Please find the attached log

at com.apache.lucene.store.DataInput.readVInt(DataInput.java:109)
at com.apache.lucene.index.TermBuffer.read(TermBuffer.java:87)
at com.apache.lucene.index.SegmentTermEnum.next(SegmentTermEnum.java:134)
at com.apache.lucene.search.FilteredTermEnum.next(FilteredTermEnum.java:78)
at com.apache.lucene.search.FilteredTermEnum.setEnum(FilteredTermEnum.java:57)
at com.apache.lucene.search.WildcardTermEnum.(WildcardTermEnum.java:65)
at com.apache.lucene.search.WildcardQuery.getEnum(WildcardQuery.java:59)
at com.apache.lucene.search.MultiTermQueryWrapperFilter.getDocIdSet(MultiTermQueryWrapperFilter.java:107)
at com.apache.lucene.search.ConstantScoreQuery$ConstantWeight.scorer(ConstantScoreQuery.java:139)
at com.apache.lucene.search.BooleanQuery$BooleanWeight.scorer(BooleanQuery.java:298)
at com.apache.lucene.search.IndexSearcher.search(IndexSearcher.java:578)
at com.apache.lucene.search.IndexSearcher.search(IndexSearcher.java:383)

Thanks in advance.

Regards,
Sampath.

I think you will need to provide some additional information in order for anyone to be able to answer.

  • What version of Elasticsearch are you on?
  • What is the specification of the cluster in terms of node count, CPUs, RAM and storage?
  • How much data are you querying?
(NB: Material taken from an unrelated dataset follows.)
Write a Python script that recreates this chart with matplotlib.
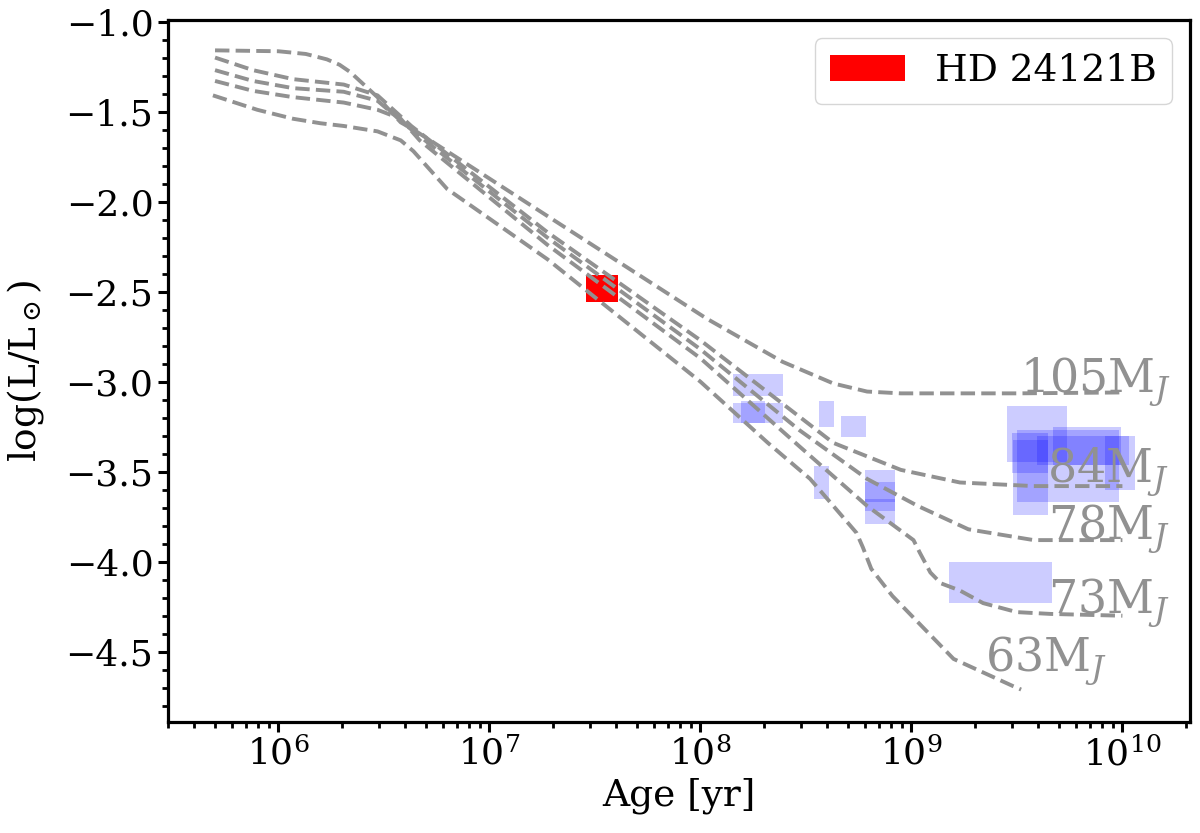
import numpy as np
import matplotlib
matplotlib.use("Agg")
import matplotlib.pyplot as plt

plt.rcParams['font.family'] = ['DejaVu Serif']
plt.rcParams['mathtext.fontset'] = 'dejavuserif'

# ---- evolutionary tracks (log10 age [yr], log L/Lsun) ----
track_names = ["105M$_J$", "84M$_J$", "78M$_J$", "73M$_J$", "63M$_J$"]

logage_105 = [5.70, 6.00, 6.13, 6.23, 6.29, 6.34, 6.47, 6.58, 6.64, 6.72, 7.275, 8.03, 8.39, 8.63, 8.79, 8.95, 9.50, 10.0]
lum_105    = [-1.16, -1.165, -1.18, -1.21, -1.24, -1.28, -1.42, -1.56, -1.60, -1.66, -2.08, -2.65, -2.89, -3.01, -3.055, -3.065, -3.065, -3.06]

logage_84 = [5.70, 5.88, 6.07, 6.31, 6.47, 6.63, 7.275, 8.0, 8.63, 8.95, 9.23, 9.58, 10.0]
lum_84    = [-1.20, -1.27, -1.32, -1.35, -1.41, -1.58, -2.17, -2.77, -3.34, -3.49, -3.56, -3.58, -3.58]

logage_78 = [5.70, 5.88, 6.07, 6.31, 6.47, 6.62, 7.275, 8.0, 8.47, 8.79, 9.03, 9.27, 9.58, 10.0]
lum_78    = [-1.27, -1.33, -1.37, -1.39, -1.44, -1.59, -2.20, -2.82, -3.27, -3.54, -3.69, -3.82, -3.88, -3.88]

logage_73 = [5.70, 5.88, 6.07, 6.31, 6.47, 6.58, 6.67, 7.275, 8.0, 8.47, 8.79, 9.01, 9.04, 9.09, 9.14, 9.23, 9.34, 9.50, 9.66, 10.0]
lum_73    = [-1.33, -1.385, -1.42, -1.45, -1.49, -1.54, -1.66, -2.24, -2.87, -3.36, -3.69, -3.88, -3.95, -4.06, -4.12, -4.16, -4.23, -4.28, -4.29, -4.30]

logage_63 = [5.69, 5.90, 6.07, 6.20, 6.31, 6.47, 6.58, 6.64, 6.80, 7.275, 8.0, 8.32, 8.52, 8.74, 8.77, 8.81, 8.91, 9.20, 9.48, 9.52]
lum_63    = [-1.41, -1.49, -1.54, -1.565, -1.58, -1.61, -1.66, -1.72, -1.93, -2.32, -3.00, -3.34, -3.54, -3.84, -3.92, -4.04, -4.19, -4.54, -4.69, -4.71]

# label anchor positions (log age, log L)
label_logage = [9.517, 9.645, 9.649, 9.649, 9.35]
label_lum    = [-3.06, -3.56, -3.88, -4.29, -4.61]

# ---- HD 24121B box ----
target_age = [2.88e7, 4.05e7]
target_lum = [-2.56, -2.41]

# ---- other benchmark boxes ----
box_age_min = [1.42e8, 1.42e8, 1.56e8, 3.66e8, 4.66e8, 3.47e8, 6.05e8, 6.05e8, 6.05e8, 1.51e9,
               2.85e9, 4.71e9, 3.18e9, 3.01e9, 3.04e9, 3.95e9, 8.30e9]
box_age_max = [2.47e8, 2.47e8, 2.03e8, 4.32e8, 6.12e8, 4.07e8, 8.39e8, 8.39e8, 8.39e8, 4.66e9,
               5.48e9, 9.89e9, 9.68e9, 4.46e9, 4.42e9, 1.07e10, 1.15e10]
box_lum_min = [-3.08, -3.23, -3.23, -3.25, -3.31, -3.65, -3.79, -3.67, -3.72, -4.23,
               -3.444, -3.461, -3.667, -3.506, -3.739, -3.461, -3.60]
box_lum_max = [-2.96, -3.12, -3.11, -3.11, -3.19, -3.47, -3.49, -3.56, -3.65, -4.00,
               -3.133, -3.25, -3.267, -3.283, -3.322, -3.30, -3.30]

tracks = [(logage_105, lum_105), (logage_84, lum_84), (logage_78, lum_78),
          (logage_73, lum_73), (logage_63, lum_63)]

fig = plt.figure(figsize=(12, 8.33), dpi=100)
ax = fig.add_axes([0.14, 0.1333, 0.852, 0.843])

line_color = '0.57'
for (la, lu) in tracks:
    ax.plot(10 ** np.array(la), lu, ls='--', color=line_color, lw=2.8)

for name, lx, ly in zip(track_names, label_logage, label_lum):
    ax.text(10 ** lx, ly, name, color=line_color, fontsize=33, ha='left', va='baseline')

for a0, a1, l0, l1 in zip(box_age_min, box_age_max, box_lum_min, box_lum_max):
    ax.fill_between([a0, a1], [l0, l0], [l1, l1], color='blue', alpha=0.2, lw=0)

ax.fill_between(target_age, [target_lum[0]] * 2, [target_lum[1]] * 2,
                color='red', lw=0, label='HD 24121B')

ax.set_xscale('log')
ax.set_xlim(3.0e5, 2.1e10)
ax.set_ylim(-4.89, -0.99)
ax.set_yticks([-1.0, -1.5, -2.0, -2.5, -3.0, -3.5, -4.0, -4.5])
ax.yaxis.set_minor_locator(matplotlib.ticker.MultipleLocator(0.1))

for s in ax.spines.values():
    s.set_linewidth(2.3)
ax.tick_params(which='major', length=7, width=2.2, labelsize=26, direction='out')
ax.tick_params(which='minor', length=4.5, width=2.0, direction='out')

ax.set_xlabel('Age [yr]', fontsize=27)
ax.set_ylabel(r'log(L/L$_\odot$)', fontsize=27, labelpad=14)

ax.legend(loc='upper right', fontsize=27)

fig.savefig('out.png', dpi=100)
How many shards do you have?
  • What does the query you are running look like?

And also: don't use wildcards as written here: Wildcard Query | Elasticsearch Guide [5.2] | Elastic

Note that this query can be slow, as it needs to iterate over many terms.

2 Likes

Hi Christian,

please find the below information,

Lucene Version: 5.5.2 (Not an Elastic Search)
No of nodes: 4 (Clustered Environment)
Search String : Comcast* AND insattach:false AND pyClassGroup:WB-TO-TOPSRF-Work* AND NOT insexternal:true

Regards,
Sampath.

As David pointed out, wildcard queries can be slow. See if you can index and query your data in a way that avoids wildcard queries.

This topic was automatically closed 28 days after the last reply. New replies are no longer allowed.